New Jersey judge John Russo Jr. who suggested a rape survivor could have closed her legs to prevent the attack is “remorseful,” his lawyer said during his judicial conduct complaint hearing July 10, NBC reports
The Ocean County, New Jersey judge made the comments in 2016 when a woman sought a restraining order against her alleged rapist. Russo ultimately denied the woman’s request for a restraining order. The interaction detailed in a transcript in the judicial conduct complaint quoted Russo pressing the woman for ways she could have prevented the assault:
RUSSO: Do you know how to stop somebody from having intercourse with you?
RUSSO: How would you do that?
PLAINTIFF: I’d probably physically harm them somehow.
RUSSO: Short of physically harming them?
PLAINTIFF: Tell them no.
RUSSO: Tell them no.
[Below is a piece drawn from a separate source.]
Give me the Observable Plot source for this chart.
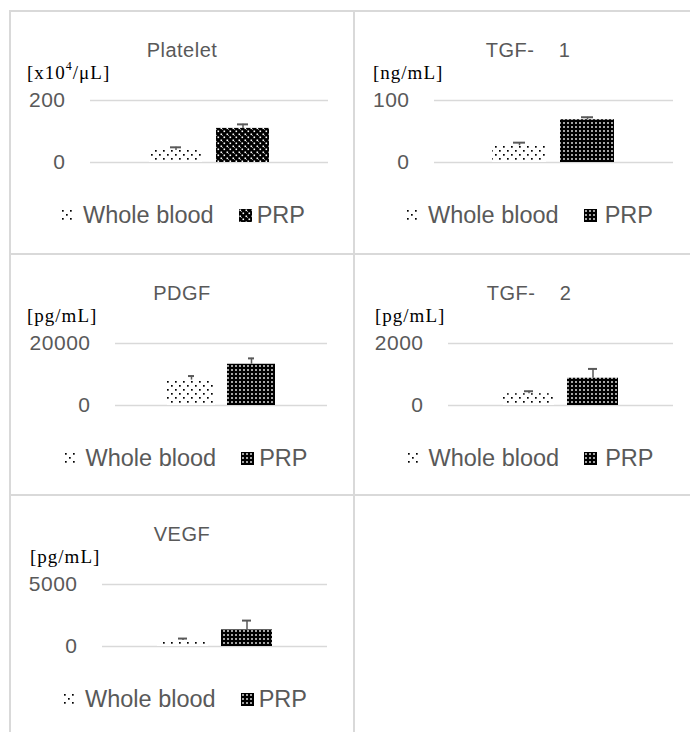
<!DOCTYPE html>
<html><head><meta charset="utf-8">
<script src="https://cdn.jsdelivr.net/npm/d3@7"></script>
<script src="https://cdn.jsdelivr.net/npm/@observablehq/plot@0.6"></script>
<style>
html,body{margin:0;padding:0;background:#fff;}
#wrap{position:relative;width:690px;height:732px;overflow:hidden;font-family:"Liberation Sans",Arial,sans-serif;}
.line{position:absolute;background:#d9d9d9;}
.panel{position:absolute;}
.title{position:absolute;left:0;right:0;text-align:center;color:#595959;font-size:20px;letter-spacing:0.5px;white-space:pre;line-height:1;}
.unit{position:absolute;font-family:"Liberation Serif","Times New Roman",serif;font-size:19px;color:#000;letter-spacing:1px;line-height:1;white-space:nowrap;}
.unit sup{font-size:12px;line-height:0;vertical-align:9px;}
.legend{position:absolute;left:0;right:0;display:flex;justify-content:center;align-items:center;color:#595959;font-size:23.5px;line-height:1;white-space:nowrap;}
.plot{position:absolute;left:0;}
</style></head><body>
<svg width="0" height="0" style="position:absolute">
<defs>
<pattern id="pWB" width="8" height="8" patternUnits="userSpaceOnUse">
<rect width="8" height="8" fill="#fff"/>
<rect x="1" y="1" width="1.7" height="1.7" fill="#000"/>
<rect x="5" y="5" width="1.7" height="1.7" fill="#000"/>
</pattern>
<pattern id="pPRP" width="4" height="4" patternUnits="userSpaceOnUse">
<rect width="4" height="4" fill="#000"/>
<rect x="1.2" y="1.2" width="1.6" height="1.6" fill="#fff"/>
</pattern>
<pattern id="pPRP0" width="6" height="6" patternUnits="userSpaceOnUse">
<rect width="6" height="6" fill="#000"/>
<rect x="0.5" y="0.5" width="1.6" height="1.6" fill="#fff"/>
<rect x="3.5" y="3.5" width="1.6" height="1.6" fill="#fff"/>
<rect x="2" y="2" width="1" height="1" fill="#888"/>
</pattern>
</defs>
</svg>
<div id="wrap"></div>
<script>
// ---- data ----
const panelTitles = ["Platelet", "TGF-    1", "PDGF", "TGF-    2", "VEGF"];
const units = ["[x10^4/μL]", "[ng/mL]", "[pg/mL]", "[pg/mL]", "[pg/mL]"];
const groups = ["Whole blood", "PRP"];
const wholeBlood = [39, 27, 8200, 380, 480];
const wholeBloodErr = [10, 5, 1300, 80, 160];
const prp = [110, 69, 13300, 880, 1340];
const prpErr = [13, 4, 1900, 300, 750];
const yTicks = [[0, 200], [0, 100], [0, 20000], [0, 2000], [0, 5000]];

// ---- layout ----
const wrap = document.getElementById("wrap");
function line(x, y, w, h) {
  const d = document.createElement("div");
  d.className = "line";
  Object.assign(d.style, {left: x + "px", top: y + "px", width: w + "px", height: h + "px"});
  wrap.appendChild(d);
}
line(10, 10, 680, 2);
line(10, 253, 680, 2);
line(10, 494, 680, 2);
line(9, 10, 2, 722);
line(353, 10, 2, 722);

const layout = [
  {left: 10, top: 11, w: 344, ml: 80, mr: 26, ux: 17, tx: 0, lx: 2, gap: 5},
  {left: 354, top: 11, w: 336, ml: 80, mr: 17, ux: 19, tx: 12, lx: 15, gap: 8},
  {left: 10, top: 254, w: 344, ml: 105, mr: 27, ux: 17, tx: 0, lx: 7, gap: 5},
  {left: 354, top: 254, w: 336, ml: 94, mr: 17, ux: 21, tx: 14, lx: 16, gap: 8},
  {left: 10, top: 495, w: 344, ml: 92, mr: 27, ux: 20, tx: 0, lx: 6, gap: 5}
];

const prpPattern = i => i === 0 ? "url(#pPRP0)" : "url(#pPRP)";

layout.forEach((L, i) => {
  const p = document.createElement("div");
  p.className = "panel";
  Object.assign(p.style, {left: L.left + "px", top: L.top + "px", width: L.w + "px", height: "240px"});
  wrap.appendChild(p);

  const t = document.createElement("div");
  t.className = "title";
  t.textContent = panelTitles[i];
  t.style.top = "28.5px";
  t.style.left = L.tx + "px";
  p.appendChild(t);

  const u = document.createElement("div");
  u.className = "unit";
  const parts = units[i].split("^");
  if (parts.length > 1) {
    u.append(parts[0]);
    const s = document.createElement("sup");
    s.textContent = parts[1][0];
    u.appendChild(s);
    u.append(parts[1].slice(1));
  } else u.textContent = units[i];
  u.style.left = L.ux + "px";
  u.style.top = "52px";
  p.appendChild(u);

  const data = [
    {group: groups[0], value: wholeBlood[i], err: wholeBloodErr[i]},
    {group: groups[1], value: prp[i], err: prpErr[i]}
  ];
  const max = yTicks[i][1];
  const chart = Plot.plot({
    width: L.w,
    height: 87,
    marginLeft: L.ml,
    marginRight: L.mr,
    marginTop: 15,
    marginBottom: 10,
    style: {fontFamily: "'Liberation Sans', Arial, sans-serif", fontSize: "21px", color: "#595959", letterSpacing: "0.5px", background: "transparent", overflow: "visible"},
    x: {domain: groups, paddingInner: 0.204, paddingOuter: 0.857, axis: null},
    y: {domain: [0, max], axis: null},
    marks: [
      Plot.gridY(yTicks[i], {stroke: "#d9d9d9", strokeOpacity: 1, strokeWidth: 1.6}),
      Plot.axisY(yTicks[i], {tickSize: 0, tickPadding: 25, fontSize: 21, label: null, tickFormat: d => String(d)}),
      Plot.barY(data.filter(d => d.group === groups[0]), {x: "group", y: "value", fill: "url(#pWB)"}),
      Plot.barY(data.filter(d => d.group === groups[1]), {x: "group", y: "value", fill: prpPattern(i)}),
      Plot.ruleX(data, {x: "group", y1: "value", y2: d => d.value + d.err, stroke: "#595959", strokeWidth: 1.5}),
      Plot.tickY(data, {x: "group", y: d => d.value + d.err, insetLeft: 21, insetRight: 21, stroke: "#595959", strokeWidth: 2})
    ]
  });
  chart.classList.add("plot");
  chart.style.top = "74px";
  p.appendChild(chart);

  const lg = document.createElement("div");
  lg.className = "legend";
  lg.style.top = "193px";
  const sw = (fill, w, mr, ml) => {
    const s = document.createElementNS("http://www.w3.org/2000/svg", "svg");
    s.setAttribute("width", w); s.setAttribute("height", 13);
    s.style.marginRight = mr + "px"; s.style.marginLeft = ml + "px";
    const r = document.createElementNS("http://www.w3.org/2000/svg", "rect");
    r.setAttribute("width", w); r.setAttribute("height", 13); r.setAttribute("fill", fill);
    s.appendChild(r);
    return s;
  };
  lg.appendChild(sw("url(#pWB)", 12, 10, 0));
  const a = document.createElement("span"); a.textContent = groups[0]; lg.appendChild(a);
  lg.appendChild(sw(prpPattern(i), 13, L.gap, 25));
  const b = document.createElement("span"); b.textContent = groups[1]; lg.appendChild(b);
  lg.style.left = L.lx + "px";
  p.appendChild(lg);
});
</script>
</body></html>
What else?
PLAINTIFF: To stop.
RUSSO: To stop. What else?
PLAINTIFF: And to run away or try to get away.
RUSSO: Run away, get away. Anything else?
PLAINTIFF: I – – that’s all I know.
RUSSO: Block your body parts?
RUSSO: Close your legs? Call the police? Did you do any of those things?
The complaint cites several canons of judicial conduct and court rules the respondent claims Russo was violating, including Canon 2 of Rule 2.1 which requires judges to avoid impropriety. Russo was placed on administrative leave in 2017, and an ethics committee has since suggested he be suspended without pay for three months.
NBC News reports Chief Justice Steve Rabner asked how any alleged sexual assault survivor could have faith in seeking justice with Russo on the bench.
Russo did not speak during his hearing on July 10. His lawyer spoke for him, saying he “learned his lesson” and “will not do this again,” NBC reported.
Russo’s lawyer, Amelia Carolla did not respond to Fair360, formerly DiversityInc’s request for comment.
In an off-the-record conversation caught on an audio recording after the 2016 case, Russo was heard talking about the respondent, saying, “As an exotic dancer, one would think you would know how to fend off unwanted sexual …” according to NBC News.
In reality, sexual assault is not something people can prevent by blocking their body parts, calling the police or even yelling “stop.” Many discuss the “fight or flight” response when it comes to combatting trauma but leave out another common neurobiological response: freezing.
An article by Psychology Today contributor and expert in psychological trauma, Jim Hopper outlines how while many do fight against or flee from severe harassment or assault, a more common response involves the brain inhibiting action out of shock.
Regardless of how the victim reacts, a sexual assault is never the victim’s fault. Sex without affirmative consent is rape. Blaming victims for their own sexual assaults perpetuates a culture where survivors do not feel safe seeking justice in a society where already just 1% of rapes receive felony convictions.